This work addresses the challenges of transistor sizing in analog and mixed-signal (AMS) circuits—namely high-dimensional nonlinearity, stringent constraints, and heavy reliance on expert knowledge—which render traditional EDA methods inefficient and fragile. To overcome these limitations, we propose AutoSizer, the first reflective meta-optimization framework that synergistically integrates large language models (LLMs) with numerical optimization. AutoSizer employs a dual-loop architecture that enables closed-loop automated sizing through circuit-aware reasoning, simulation-feedback-driven dynamic search space refinement, and adaptive optimization scheduling. Our contributions include establishing a novel LLM-agent-driven paradigm for AMS optimization and introducing AMS-SizingBench, the first standardized and open-sourced benchmark for this task.

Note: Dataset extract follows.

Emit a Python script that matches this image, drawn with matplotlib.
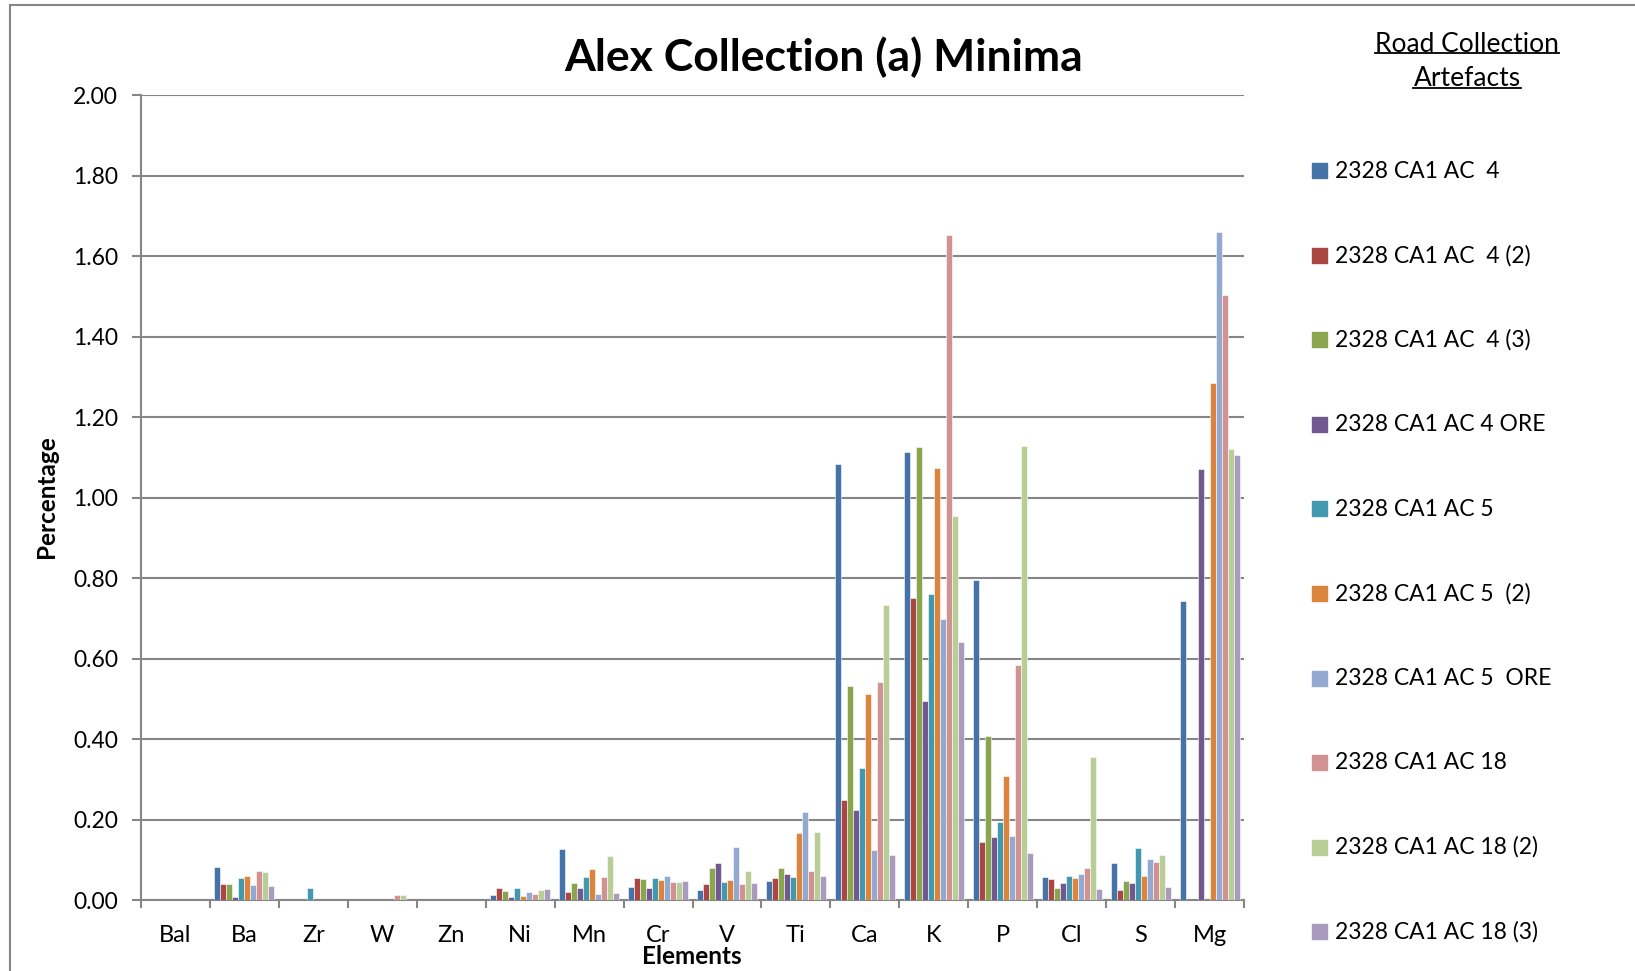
import matplotlib
matplotlib.use('Agg')
import matplotlib.pyplot as plt
import numpy as np
from matplotlib.patches import Rectangle
from matplotlib.lines import Line2D

plt.rcParams['font.family'] = ['Lato', 'DejaVu Sans']

elements = ['Bal', 'Ba', 'Zr', 'W', 'Zn', 'Ni', 'Mn', 'Cr', 'V', 'Ti', 'Ca', 'K', 'P', 'Cl', 'S', 'Mg']

series_names = ['2328 CA1 AC  4', '2328 CA1 AC  4 (2)', '2328 CA1 AC  4 (3)', '2328 CA1 AC 4 ORE',
                '2328 CA1 AC 5', '2328 CA1 AC 5  (2)', '2328 CA1 AC 5  ORE', '2328 CA1 AC 18',
                '2328 CA1 AC 18 (2)', '2328 CA1 AC 18 (3)']
colors = ['#4572A7', '#AA4643', '#89A54E', '#71588F', '#4198AF',
          '#DB843D', '#93A9CF', '#D19392', '#B9CD96', '#A99BBD']

# one list per sample, values in element order
ac4 =      [0, 0.081, 0, 0, 0, 0.013, 0.127, 0.033, 0.024, 0.046, 1.083, 1.114, 0.795, 0.057, 0.091, 0.744]
ac4_2 =    [0, 0.039, 0, 0, 0, 0.029, 0.021, 0.054, 0.039, 0.055, 0.249, 0.751, 0.145, 0.051, 0.026, 0]
ac4_3 =    [0, 0.040, 0, 0, 0, 0.022, 0.042, 0.051, 0.079, 0.079, 0.531, 1.125, 0.407, 0.031, 0.047, 0]
ac4_ore =  [0, 0.008, 0, 0, 0, 0.008, 0.031, 0.029, 0.093, 0.065, 0.224, 0.495, 0.156, 0.042, 0.042, 1.072]
ac5 =      [0, 0.054, 0.029, 0, 0, 0.029, 0.057, 0.055, 0.045, 0.057, 0.328, 0.760, 0.194, 0.060, 0.128, 0]
ac5_2 =    [0, 0.060, 0, 0, 0, 0.011, 0.077, 0.050, 0.050, 0.166, 0.512, 1.073, 0.308, 0.055, 0.059, 1.285]
ac5_ore =  [0, 0.038, 0, 0, 0, 0.019, 0.015, 0.059, 0.132, 0.219, 0.124, 0.698, 0.159, 0.065, 0.102, 1.659]
ac18 =     [0, 0.071, 0, 0.013, 0, 0.014, 0.058, 0.044, 0.039, 0.071, 0.541, 1.652, 0.583, 0.080, 0.094, 1.502]
ac18_2 =   [0, 0.069, 0, 0.013, 0, 0.025, 0.109, 0.045, 0.072, 0.169, 0.733, 0.954, 1.128, 0.355, 0.112, 1.120]
ac18_3 =   [0, 0.034, 0, 0, 0, 0.027, 0.018, 0.046, 0.041, 0.059, 0.112, 0.640, 0.116, 0.027, 0.032, 1.105]

data = [ac4, ac4_2, ac4_3, ac4_ore, ac5, ac5_2, ac5_ore, ac18, ac18_2, ac18_3]

W, H = 1635, 971
fig = plt.figure(figsize=(W / 100, H / 100), dpi=100)
ax = fig.add_axes([141 / W, 1 - 900 / H, (1244 - 141) / W, (900 - 95) / H])

grey = '#868686'
x = np.arange(len(elements))
bw = 0.087
for i, vals in enumerate(data):
    ax.bar(x + (i - 4.5) * bw, vals, width=bw, color=colors[i], edgecolor='white',
           linewidth=0.4, zorder=3)

ax.set_xlim(-0.5, len(elements) - 0.5)
ax.set_ylim(0, 2.0)
ax.set_yticks(np.arange(0, 2.01, 0.2))
ax.set_yticklabels(['%.2f' % v for v in np.arange(0, 2.01, 0.2)])
ax.yaxis.grid(True, color=grey, linewidth=1.5, zorder=0)
ax.set_xticks(x)
ax.set_xticklabels(elements)
ax.set_xticks(np.arange(-0.5, len(elements)), minor=True)
ax.tick_params(axis='x', which='major', length=0, pad=18, labelsize=17)
ax.tick_params(axis='x', which='minor', length=6, width=1.5, color=grey, direction='out')
ax.tick_params(axis='y', length=6.5, width=1.5, color=grey, pad=10, labelsize=16.5)

for s in ['top', 'right']:
    ax.spines[s].set_visible(False)
for s in ['left', 'bottom']:
    ax.spines[s].set_color(grey)
    ax.spines[s].set_linewidth(1.5)

fig.text(824 / W, 1 - 57 / H, 'Alex Collection (a) Minima', ha='center', va='center',
         fontsize=32, fontweight='bold')
fig.text(47 / W, 1 - 497 / H, 'Percentage', rotation=90, ha='center', va='center',
         fontsize=17.5, fontweight='bold')
fig.text(692 / W, 1 - 956 / H, 'Elements', ha='center', va='center',
         fontsize=17.5, fontweight='bold')

# outer chart frame
fig.add_artist(Rectangle((10 / W, -0.2), 2, 1.2 - 5 / H, transform=fig.transFigure,
                         fill=False, edgecolor=grey, linewidth=1.5))

# legend, drawn by hand
t1 = fig.text(1467 / W, 1 - 44 / H, 'Road Collection', ha='center', va='center', fontsize=19)
t2 = fig.text(1467 / W, 1 - 79 / H, 'Artefacts', ha='center', va='center', fontsize=19)
for k, name in enumerate(series_names):
    yc = 171 + k * 84.5
    fig.add_artist(Rectangle((1312 / W, 1 - (yc + 7.5) / H), 15 / W, 15 / H,
                             transform=fig.transFigure, color=colors[k]))
    fig.text(1335 / W, 1 - yc / H, name, ha='left', va='center', fontsize=16.5)

fig.canvas.draw()
r = fig.canvas.get_renderer()
for t in [t1, t2]:
    bb = t.get_window_extent(r).transformed(fig.transFigure.inverted())
    yl = bb.y0 + 3 / H
    fig.add_artist(Line2D([bb.x0, bb.x1], [yl, yl], transform=fig.transFigure,
                          color='black', linewidth=1.3))

fig.savefig('out.png', dpi=100)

Experimental results demonstrate that AutoSizer substantially outperforms both conventional approaches and existing LLM-based agents across diverse complex circuits, achieving significant improvements in solution quality, convergence speed, and success rate.

The design of Analog and Mixed-Signal (AMS) integrated circuits remains heavily reliant on expert knowledge, with transistor sizing a major bottleneck due to nonlinear behavior, high-dimensional design spaces, and strict performance constraints. Existing Electronic Design Automation (EDA) methods typically frame sizing as static black-box optimization, resulting in inefficient and less robust solutions. Although Large Language Models (LLMs) exhibit strong reasoning abilities, they are not suited for precise numerical optimization in AMS sizing. To address this gap, we propose AutoSizer, a reflective LLM-driven meta-optimization framework that unifies circuit understanding, adaptive search-space construction, and optimization orchestration in a closed loop. It employs a two-loop optimization framework, with an inner loop for circuit sizing and an outer loop that analyzes optimization dynamics and constraints to iteratively refine the search space from simulation feedback. We further introduce AMS-SizingBench, an open benchmark comprising 24 diverse AMS circuits in SKY130 CMOS technology, designed to evaluate adaptive optimization policies under realistic simulator-based constraints. AutoSizer experimentally achieves higher solution quality, faster convergence, and higher success rate across varying circuit difficulties, outperforming both traditional optimization methods and existing LLM-based agents.